My story was not to be the great success story promised by this church either. It’s just not a possibility since my ex is still the same lying, twisted jerk he was long before I met him.

My story is a different type of success story, the type that no one, especially pastors, like to hear about.

My story is this…I stopped following the dos and don’ts dicated by all the churches, started reading the Bible without the weekly brainwashing session, and have a far stronger faith than I had before.

I no longer hate and berate myself. My first impulse when something goes wrong is not “God is punishing me because (insert the one million reasons religion gives).”  Life throws punches, I deal. I don’t think I’m under attack by Satan because I didn’t pray right. Life happens, I respond, end of story.

I have two best friends. One is an atheist. One is a Christian. Both are amazing people. Both have impacted my life in ways that have vastly improved my condition. Both have similar world views despite their difference in faith.

I’ve learned that the church is a religion, just like all the other religions in the world. The rules and regulations are what drive us to evil. We want to be right so we enforce our cruel legalism (and ALL religions are legalistic) onto the victims.

We ask what would Jesus do, then we turn around and spit on the poor and the weak and the suffering and anyone else we deem to be a threat to our faith, a threat because they live differently than we do.

Christianity demands a different way of living. Christ demanded things of us that should, if every single person who attends church did, would radically change the world.

But the world does not matter to us. So we pick out the verses that we think will give us our “best life now” and leave the rest in the rubbish heap. We take these verses and preach them to people with the promise that “if only” then their individual lives would be better. And the more fundamentalist of us demand everyone conform to these, regardless.

If Jesus was being honest, if his list  along with his promise was really true, then I know more non-Christians on their way to heaven than there are in every church this morning.

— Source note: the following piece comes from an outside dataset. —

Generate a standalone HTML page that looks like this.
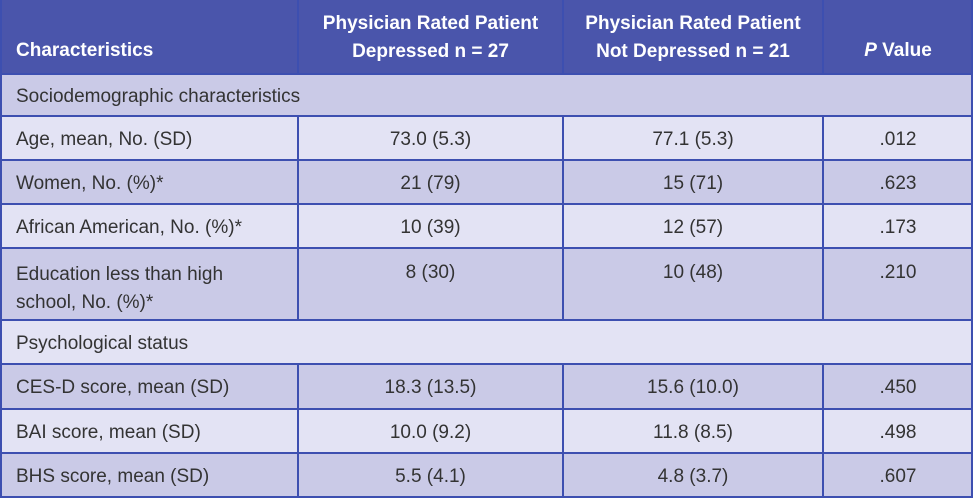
<!DOCTYPE html>
<html><head><meta charset="utf-8"><style>
body{margin:0;width:974px;height:499px;overflow:hidden;background:#fff;font-family:"Liberation Sans",sans-serif;}
#t{position:absolute;left:0;top:0;width:973px;height:498px;}
.r{position:absolute;left:0;width:972px;border-bottom:2px solid #3d4fb0;box-sizing:border-box;}
.c{position:absolute;top:0;bottom:0;font-size:19px;color:#333;line-height:24px;box-sizing:border-box;}
.d{background:#cacae7}.l{background:#e3e3f4}
.h{background:#4a55ab;color:#fff;font-weight:bold;}
.vl{position:absolute;top:0;bottom:0;width:2px;background:#3d4fb0}
.r .c{padding-top:2px}
</style></head><body>
<div id="t">
<div class="r h" style="top:0;height:75px">
 <div class="c" style="left:16px;top:37px;color:#fff">Characteristics</div>
 <div class="c" style="left:298px;width:265px;text-align:center;top:8px;line-height:28px;color:#fff">Physician Rated Patient<br>Depressed n = 27</div>
 <div class="c" style="left:563px;width:260px;text-align:center;top:8px;line-height:28px;color:#fff">Physician Rated Patient<br>Not Depressed n = 21</div>
 <div class="c" style="left:823px;width:150px;text-align:center;top:37px;color:#fff"><i>P</i> Value</div>
 <div class="vl" style="left:297px"></div><div class="vl" style="left:562px"></div><div class="vl" style="left:822px"></div>
</div>
<div class="r d" style="top:75px;height:42px">
 <div class="c" style="left:16px;top:8px">Sociodemographic characteristics</div>
</div>
<div class="r l" style="top:117px;height:44px">
 <div class="c" style="left:16px;top:9px">Age, mean, No. (SD)</div>
 <div class="c" style="left:298px;width:265px;text-align:center;top:9px">73.0 (5.3)</div>
 <div class="c" style="left:563px;width:260px;text-align:center;top:9px">77.1 (5.3)</div>
 <div class="c" style="left:823px;width:150px;text-align:center;top:9px">.012</div>
 <div class="vl" style="left:297px"></div><div class="vl" style="left:562px"></div><div class="vl" style="left:822px"></div>
</div>
<div class="r d" style="top:161px;height:44px">
 <div class="c" style="left:16px;top:9px">Women, No. (%)*</div>
 <div class="c" style="left:298px;width:265px;text-align:center;top:9px">21 (79)</div>
 <div class="c" style="left:563px;width:260px;text-align:center;top:9px">15 (71)</div>
 <div class="c" style="left:823px;width:150px;text-align:center;top:9px">.623</div>
 <div class="vl" style="left:297px"></div><div class="vl" style="left:562px"></div><div class="vl" style="left:822px"></div>
</div>
<div class="r l" style="top:205px;height:44px">
 <div class="c" style="left:16px;top:9px">African American, No. (%)*</div>
 <div class="c" style="left:298px;width:265px;text-align:center;top:9px">10 (39)</div>
 <div class="c" style="left:563px;width:260px;text-align:center;top:9px">12 (57)</div>
 <div class="c" style="left:823px;width:150px;text-align:center;top:9px">.173</div>
 <div class="vl" style="left:297px"></div><div class="vl" style="left:562px"></div><div class="vl" style="left:822px"></div>
</div>
<div class="r d" style="top:249px;height:72px">
 <div class="c" style="left:16px;top:10px;line-height:28px">Education less than high<br>school, No. (%)*</div>
 <div class="c" style="left:298px;width:265px;text-align:center;top:10px">8 (30)</div>
 <div class="c" style="left:563px;width:260px;text-align:center;top:10px">10 (48)</div>
 <div class="c" style="left:823px;width:150px;text-align:center;top:10px">.210</div>
 <div class="vl" style="left:297px"></div><div class="vl" style="left:562px"></div><div class="vl" style="left:822px"></div>
</div>
<div class="r l" style="top:321px;height:44px">
 <div class="c" style="left:16px;top:9px">Psychological status</div>
</div>
<div class="r d" style="top:365px;height:45px">
 <div class="c" style="left:16px;top:9px">CES-D score, mean (SD)</div>
 <div class="c" style="left:298px;width:265px;text-align:center;top:9px">18.3 (13.5)</div>
 <div class="c" style="left:563px;width:260px;text-align:center;top:9px">15.6 (10.0)</div>
 <div class="c" style="left:823px;width:150px;text-align:center;top:9px">.450</div>
 <div class="vl" style="left:297px"></div><div class="vl" style="left:562px"></div><div class="vl" style="left:822px"></div>
</div>
<div class="r l" style="top:410px;height:44px">
 <div class="c" style="left:16px;top:9px">BAI score, mean (SD)</div>
 <div class="c" style="left:298px;width:265px;text-align:center;top:9px">10.0 (9.2)</div>
 <div class="c" style="left:563px;width:260px;text-align:center;top:9px">11.8 (8.5)</div>
 <div class="c" style="left:823px;width:150px;text-align:center;top:9px">.498</div>
 <div class="vl" style="left:297px"></div><div class="vl" style="left:562px"></div><div class="vl" style="left:822px"></div>
</div>
<div class="r d" style="top:454px;height:44px">
 <div class="c" style="left:16px;top:9px">BHS score, mean (SD)</div>
 <div class="c" style="left:298px;width:265px;text-align:center;top:9px">5.5 (4.1)</div>
 <div class="c" style="left:563px;width:260px;text-align:center;top:9px">4.8 (3.7)</div>
 <div class="c" style="left:823px;width:150px;text-align:center;top:9px">.607</div>
 <div class="vl" style="left:297px"></div><div class="vl" style="left:562px"></div><div class="vl" style="left:822px"></div>
</div>
<div style="position:absolute;left:0;top:0;width:2px;height:498px;background:#3d4fb0"></div>
<div style="position:absolute;left:971px;top:0;width:2px;height:498px;background:#3d4fb0"></div>
</div>
</body></html>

Then the king will say to those at his right hand, ‘Come, you that are blessed by my Father, inherit the kingdom prepared for you from the foundation of the world; for I was hungry and you gave me food, I was thirsty and you gave me something to drink, I was a stranger and you welcomed me, I was naked and you gave me clothing, I was sick and you took care of me, I was in prison and you visited me.’ Then the righteous will answer him, ‘Lord, when was it that we saw you hungry and gave you food, or thirsty and gave you something to drink? And when was it that we saw you a stranger and welcomed you, or naked and gave you clothing? And when was it that we saw you sick or in prison and visited you?’ And the king will answer them, ‘Truly I tell you, just as you did it to one of the least of these who are members of my family, you did it to me.’ Matthew 25:34-40 NRSV

Which verse will we serve, or better, which interpretation of Christ’s commands will we serve? The ones that make us happy? Or the ones that demand we do something?